You might not know Luther Russell by name, but you’ve probably heard music he’s made with the likes of Jakob Dylan (Wallflowers), Jody Stephens (Big Star), Brian Bell (Weezer), Ethan Johns (Emmylou Harris, Ryan Adams) and countless others. Selective Memories: An Anthology, out February 23 on Hanky Panky, is a two-CD compilation of Russell’s material that’s a stellar introduction for newcomers to this musician’s musician. Russell will be guest editing magnetmagazine.com all week.
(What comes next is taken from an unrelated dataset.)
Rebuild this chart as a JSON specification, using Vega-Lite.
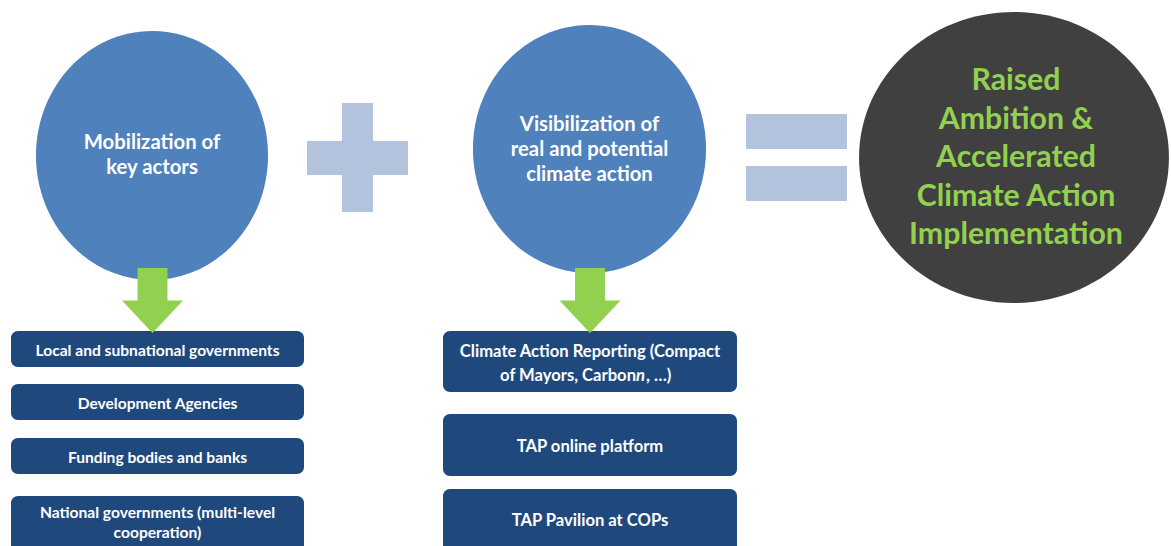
{
  "$schema": "https://vega.github.io/schema/vega-lite/v6.json",
  "width": 1171,
  "height": 546,
  "autosize": {"type": "fit", "contains": "padding"},
  "padding": 0,
  "background": "white",
  "config": {"view": {"stroke": null}, "axis": {"disable": true}},
  "datasets": {
    "ellipses": [
      {"id": "mobilization", "cx": 152, "cy": 155.5},
      {"id": "visibilization", "cx": 589.5, "cy": 149},
      {"id": "result", "cx": 1014, "cy": 157.5}
    ],
    "rects": [
      {"kind": "sign", "x1": 342, "x2": 373, "y1": 103, "y2": 212},
      {"kind": "sign", "x1": 307, "x2": 408, "y1": 141, "y2": 175},
      {"kind": "sign", "x1": 746, "x2": 847, "y1": 114, "y2": 149},
      {"kind": "sign", "x1": 746, "x2": 847, "y1": 166, "y2": 201},
      {"kind": "box", "x1": 11, "x2": 304, "y1": 331, "y2": 367},
      {"kind": "box", "x1": 11, "x2": 304, "y1": 384, "y2": 420},
      {"kind": "box", "x1": 11, "x2": 304, "y1": 438, "y2": 474},
      {"kind": "box", "x1": 11, "x2": 304, "y1": 496, "y2": 560},
      {"kind": "box", "x1": 443, "x2": 737, "y1": 331, "y2": 392},
      {"kind": "box", "x1": 443, "x2": 737, "y1": 414, "y2": 476},
      {"kind": "box", "x1": 443, "x2": 737, "y1": 489, "y2": 560}
    ],
    "arrows": [
      {"cx": 152.5, "cy": 300.5},
      {"cx": 590, "cy": 300.5}
    ],
    "texts": [
      {"group": "circle", "x": 152, "y": 143, "text": "Mobilization of"},
      {"group": "circle", "x": 152, "y": 168, "text": "key actors"},
      {"group": "circle", "x": 589.5, "y": 125, "text": "Visibilization of"},
      {"group": "circle", "x": 589.5, "y": 150, "text": "real and potential"},
      {"group": "circle", "x": 589.5, "y": 175, "text": "climate action"},
      {"group": "result", "x": 1016, "y": 81, "text": "Raised"},
      {"group": "result", "x": 1016, "y": 120, "text": "Ambition &"},
      {"group": "result", "x": 1016, "y": 158, "text": "Accelerated"},
      {"group": "result", "x": 1016, "y": 197, "text": "Climate Action"},
      {"group": "result", "x": 1016, "y": 235, "text": "Implementation"},
      {"group": "box", "x": 157.5, "y": 351, "text": "Local and subnational governments"},
      {"group": "box", "x": 157.5, "y": 404, "text": "Development Agencies"},
      {"group": "box", "x": 157.5, "y": 458, "text": "Funding bodies and banks"},
      {"group": "box", "x": 157.5, "y": 513, "text": "National governments (multi-level"},
      {"group": "box", "x": 157.5, "y": 533, "text": "cooperation)"},
      {"group": "box2", "x": 590, "y": 352, "text": "Climate Action Reporting (Compact"},
      {"group": "box2right", "x": 636, "y": 376, "text": "of Mayors, Carbon"},
      {"group": "box2italic", "x": 636, "y": 376, "text": "n"},
      {"group": "box2left", "x": 646, "y": 376, "text": ", …)"},
      {"group": "box2", "x": 590, "y": 447, "text": "TAP online platform"},
      {"group": "box2", "x": 590, "y": 521, "text": "TAP Pavilion at COPs"}
    ]
  },
  "layer": [
    {
      "data": {"name": "ellipses"},
      "transform": [{"filter": "datum.id === 'mobilization'"}],
      "mark": {"type": "point", "filled": true, "opacity": 1, "color": "#4f81bd", "strokeWidth": 0, "size": 62001,
               "shape": "M -0.932 0 A 0.932 1 0 1 0 0.932 0 A 0.932 1 0 1 0 -0.932 0 Z", "clip": true},
      "encoding": {
        "x": {"field": "cx", "type": "quantitative", "scale": {"domain": [0, 1171], "nice": false, "zero": false}},
        "y": {"field": "cy", "type": "quantitative", "scale": {"domain": [0, 546], "nice": false, "zero": false, "reverse": true}}
      }
    },
    {
      "data": {"name": "ellipses"},
      "transform": [{"filter": "datum.id === 'visibilization'"}],
      "mark": {"type": "point", "filled": true, "opacity": 1, "color": "#4f81bd", "strokeWidth": 0, "size": 61504,
               "shape": "M -0.94 0 A 0.94 1 0 1 0 0.94 0 A 0.94 1 0 1 0 -0.94 0 Z", "clip": true},
      "encoding": {
        "x": {"field": "cx", "type": "quantitative"},
        "y": {"field": "cy", "type": "quantitative"}
      }
    },
    {
      "data": {"name": "ellipses"},
      "transform": [{"filter": "datum.id === 'result'"}],
      "mark": {"type": "point", "filled": true, "opacity": 1, "color": "#404040", "strokeWidth": 0, "size": 84681,
               "shape": "M -1.065 0 A 1.065 1 0 1 0 1.065 0 A 1.065 1 0 1 0 -1.065 0 Z", "clip": true},
      "encoding": {
        "x": {"field": "cx", "type": "quantitative"},
        "y": {"field": "cy", "type": "quantitative"}
      }
    },
    {
      "data": {"name": "rects"},
      "transform": [{"filter": "datum.kind === 'sign'"}],
      "mark": {"type": "rect", "color": "#b3c3dd", "clip": true},
      "encoding": {
        "x": {"field": "x1", "type": "quantitative"},
        "x2": {"field": "x2"},
        "y": {"field": "y1", "type": "quantitative"},
        "y2": {"field": "y2"}
      }
    },
    {
      "data": {"name": "rects"},
      "transform": [{"filter": "datum.kind === 'box'"}],
      "mark": {"type": "rect", "color": "#1f497d", "cornerRadius": 7, "clip": true},
      "encoding": {
        "x": {"field": "x1", "type": "quantitative"},
        "x2": {"field": "x2"},
        "y": {"field": "y1", "type": "quantitative"},
        "y2": {"field": "y2"}
      }
    },
    {
      "data": {"name": "arrows"},
      "mark": {"type": "point", "filled": true, "opacity": 1, "color": "#92d050", "strokeWidth": 0, "size": 3721,
               "shape": "M -0.49 -1.066 L 0.49 -1.066 L 0.49 0 L 1 0 L 0 1.066 L -1 0 L -0.49 0 Z", "clip": true},
      "encoding": {
        "x": {"field": "cx", "type": "quantitative"},
        "y": {"field": "cy", "type": "quantitative"}
      }
    },
    {
      "data": {"name": "texts"},
      "transform": [{"filter": "datum.group === 'circle'"}],
      "mark": {"type": "text", "font": "Lato", "fontWeight": "bold", "fontSize": 20.3, "color": "white", "align": "center", "baseline": "middle"},
      "encoding": {
        "x": {"field": "x", "type": "quantitative"},
        "y": {"field": "y", "type": "quantitative"},
        "text": {"field": "text"}
      }
    },
    {
      "data": {"name": "texts"},
      "transform": [{"filter": "datum.group === 'result'"}],
      "mark": {"type": "text", "font": "Lato", "fontWeight": "bold", "fontSize": 30.3, "color": "#92d050", "align": "center", "baseline": "middle"},
      "encoding": {
        "x": {"field": "x", "type": "quantitative"},
        "y": {"field": "y", "type": "quantitative"},
        "text": {"field": "text"}
      }
    },
    {
      "data": {"name": "texts"},
      "transform": [{"filter": "datum.group === 'box'"}],
      "mark": {"type": "text", "font": "Lato", "fontWeight": "bold", "fontSize": 15.6, "color": "white", "align": "center", "baseline": "middle"},
      "encoding": {
        "x": {"field": "x", "type": "quantitative"},
        "y": {"field": "y", "type": "quantitative"},
        "text": {"field": "text"}
      }
    },
    {
      "data": {"name": "texts"},
      "transform": [{"filter": "datum.group === 'box2'"}],
      "mark": {"type": "text", "font": "Lato", "fontWeight": "bold", "fontSize": 16.6, "color": "white", "align": "center", "baseline": "middle"},
      "encoding": {
        "x": {"field": "x", "type": "quantitative"},
        "y": {"field": "y", "type": "quantitative"},
        "text": {"field": "text"}
      }
    },
    {
      "data": {"name": "texts"},
      "transform": [{"filter": "datum.group === 'box2right'"}],
      "mark": {"type": "text", "font": "Lato", "fontWeight": "bold", "fontSize": 16.6, "color": "white", "align": "right", "baseline": "middle"},
      "encoding": {
        "x": {"field": "x", "type": "quantitative"},
        "y": {"field": "y", "type": "quantitative"},
        "text": {"field": "text"}
      }
    },
    {
      "data": {"name": "texts"},
      "transform": [{"filter": "datum.group === 'box2italic'"}],
      "mark": {"type": "text", "font": "Lato", "fontWeight": "bold", "fontStyle": "italic", "fontSize": 16.6, "color": "white", "align": "left", "baseline": "middle"},
      "encoding": {
        "x": {"field": "x", "type": "quantitative"},
        "y": {"field": "y", "type": "quantitative"},
        "text": {"field": "text"}
      }
    },
    {
      "data": {"name": "texts"},
      "transform": [{"filter": "datum.group === 'box2left'"}],
      "mark": {"type": "text", "font": "Lato", "fontWeight": "bold", "fontSize": 16.6, "color": "white", "align": "left", "baseline": "middle"},
      "encoding": {
        "x": {"field": "x", "type": "quantitative"},
        "y": {"field": "y", "type": "quantitative"},
        "text": {"field": "text"}
      }
    }
  ]
}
Russell: I’ve always loved the 1970 movie starring Dustin Hoffman and Faye Dunaway, but nothing could prepare me for the sheer wit and depth of the original novel by the late Thomas Berger. Dave Sobel, former organist for my old band the Freewheelers, gave me the book and insisted it was a masterpiece and I would love it. And he was so right. Berger inhabits the only slightly dependable 121-year-old narrator Jack Crabb as if he has astrally projected into a real-life frontier character—one he made up from thin-air, no less. A boy is taken by the Cheyenne in a raid on the prairie and is raised as one of their own then spends his life flitting back and forth between the Nation and “civilized” society. In this picaresque piece, Berger makes you feel like you are right there amongst the legends of the day, like Wild Bill Hickok, Wyatt Earp, Buffalo Bill and George Armstrong Custer—and he pokes holes in all of them. With his wicked sense of humor, Berger wraps your head around the sheer hypocrisy of the times, a mere precursor to our own modern travails. Now obsessed with Berger, a master storyteller practically on par with Twain, I have found many of his books, and am about to break open Vital Parts and The Feud.